**** Data block ****

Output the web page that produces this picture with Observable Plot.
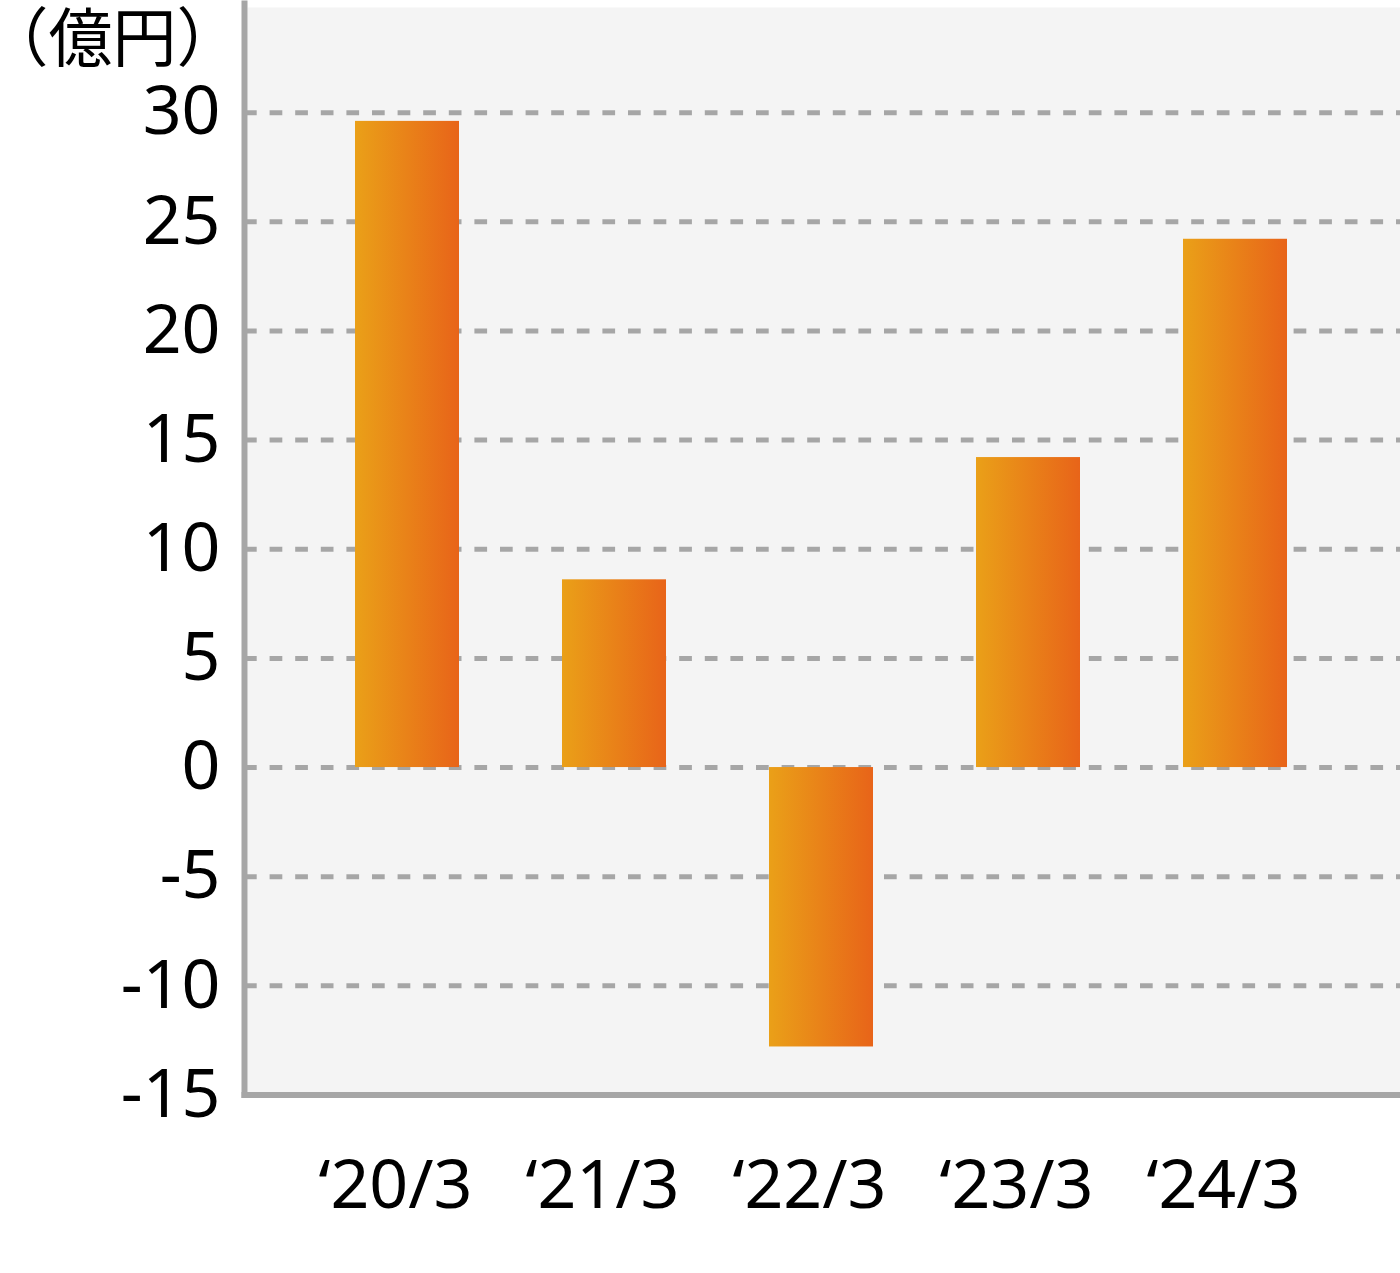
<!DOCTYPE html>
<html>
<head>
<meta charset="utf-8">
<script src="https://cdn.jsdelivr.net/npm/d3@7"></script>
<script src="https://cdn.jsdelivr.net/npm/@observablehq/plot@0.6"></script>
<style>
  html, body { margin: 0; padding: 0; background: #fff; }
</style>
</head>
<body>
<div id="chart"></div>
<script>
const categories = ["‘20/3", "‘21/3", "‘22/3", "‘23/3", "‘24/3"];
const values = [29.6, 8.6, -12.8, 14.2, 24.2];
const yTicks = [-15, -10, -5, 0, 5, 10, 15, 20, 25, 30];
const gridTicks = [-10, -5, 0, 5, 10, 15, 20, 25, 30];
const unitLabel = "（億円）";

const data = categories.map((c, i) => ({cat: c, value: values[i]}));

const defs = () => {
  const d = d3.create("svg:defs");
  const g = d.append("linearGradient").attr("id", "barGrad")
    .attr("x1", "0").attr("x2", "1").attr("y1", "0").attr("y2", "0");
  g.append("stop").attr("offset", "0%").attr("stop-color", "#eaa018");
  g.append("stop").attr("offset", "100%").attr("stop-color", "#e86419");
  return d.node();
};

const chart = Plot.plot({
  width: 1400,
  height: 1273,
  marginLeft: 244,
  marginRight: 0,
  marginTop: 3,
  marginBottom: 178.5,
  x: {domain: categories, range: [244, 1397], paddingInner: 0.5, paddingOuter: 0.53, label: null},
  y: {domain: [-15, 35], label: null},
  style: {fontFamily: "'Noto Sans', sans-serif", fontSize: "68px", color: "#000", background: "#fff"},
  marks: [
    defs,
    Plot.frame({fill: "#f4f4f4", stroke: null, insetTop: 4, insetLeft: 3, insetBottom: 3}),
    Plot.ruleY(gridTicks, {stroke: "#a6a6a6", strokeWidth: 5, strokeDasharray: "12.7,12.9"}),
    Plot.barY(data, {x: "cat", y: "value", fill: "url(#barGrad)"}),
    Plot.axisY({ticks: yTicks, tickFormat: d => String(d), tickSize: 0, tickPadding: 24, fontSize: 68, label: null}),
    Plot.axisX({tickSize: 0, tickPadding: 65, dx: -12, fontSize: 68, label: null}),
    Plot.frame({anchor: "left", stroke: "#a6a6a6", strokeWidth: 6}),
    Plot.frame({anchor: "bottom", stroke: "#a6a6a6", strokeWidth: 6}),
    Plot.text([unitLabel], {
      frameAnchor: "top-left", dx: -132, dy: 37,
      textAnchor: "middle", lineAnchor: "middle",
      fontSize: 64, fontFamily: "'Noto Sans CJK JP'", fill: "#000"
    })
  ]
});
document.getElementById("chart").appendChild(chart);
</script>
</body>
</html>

****

Set problem
Extract the full listing exactly, with the pictures left out.

Solution for this problem
Output the web page that produces this picture with Observable Plot.
<!DOCTYPE html>
<html>
<head>
<meta charset="utf-8">
<script src="https://cdn.jsdelivr.net/npm/d3@7"></script>
<script src="https://cdn.jsdelivr.net/npm/@observablehq/plot@0.6"></script>
<style>
  html, body { margin: 0; padding: 0; background: #fff; }
</style>
</head>
<body>
<div id="chart"></div>
<script>
const categories = ["‘20/3", "‘21/3", "‘22/3", "‘23/3", "‘24/3"];
const values = [29.6, 8.6, -12.8, 14.2, 24.2];
const yTicks = [-15, -10, -5, 0, 5, 10, 15, 20, 25, 30];
const gridTicks = [-10, -5, 0, 5, 10, 15, 20, 25, 30];
const unitLabel = "（億円）";

const data = categories.map((c, i) => ({cat: c, value: values[i]}));

const defs = () => {
  const d = d3.create("svg:defs");
  const g = d.append("linearGradient").attr("id", "barGrad")
    .attr("x1", "0").attr("x2", "1").attr("y1", "0").attr("y2", "0");
  g.append("stop").attr("offset", "0%").attr("stop-color", "#eaa018");
  g.append("stop").attr("offset", "100%").attr("stop-color", "#e86419");
  return d.node();
};

const chart = Plot.plot({
  width: 1400,
  height: 1273,
  marginLeft: 244,
  marginRight: 0,
  marginTop: 3,
  marginBottom: 178.5,
  x: {domain: categories, range: [244, 1397], paddingInner: 0.5, paddingOuter: 0.53, label: null},
  y: {domain: [-15, 35], label: null},
  style: {fontFamily: "'Noto Sans', sans-serif", fontSize: "68px", color: "#000", background: "#fff"},
  marks: [
    defs,
    Plot.frame({fill: "#f4f4f4", stroke: null, insetTop: 4, insetLeft: 3, insetBottom: 3}),
    Plot.ruleY(gridTicks, {stroke: "#a6a6a6", strokeWidth: 5, strokeDasharray: "12.7,12.9"}),
    Plot.barY(data, {x: "cat", y: "value", fill: "url(#barGrad)"}),
    Plot.axisY({ticks: yTicks, tickFormat: d => String(d), tickSize: 0, tickPadding: 24, fontSize: 68, label: null}),
    Plot.axisX({tickSize: 0, tickPadding: 65, dx: -12, fontSize: 68, label: null}),
    Plot.frame({anchor: "left", stroke: "#a6a6a6", strokeWidth: 6}),
    Plot.frame({anchor: "bottom", stroke: "#a6a6a6", strokeWidth: 6}),
    Plot.text([unitLabel], {
      frameAnchor: "top-left", dx: -132, dy: 37,
      textAnchor: "middle", lineAnchor: "middle",
      fontSize: 64, fontFamily: "'Noto Sans CJK JP'", fill: "#000"
    })
  ]
});
document.getElementById("chart").appendChild(chart);
</script>
</body>
</html>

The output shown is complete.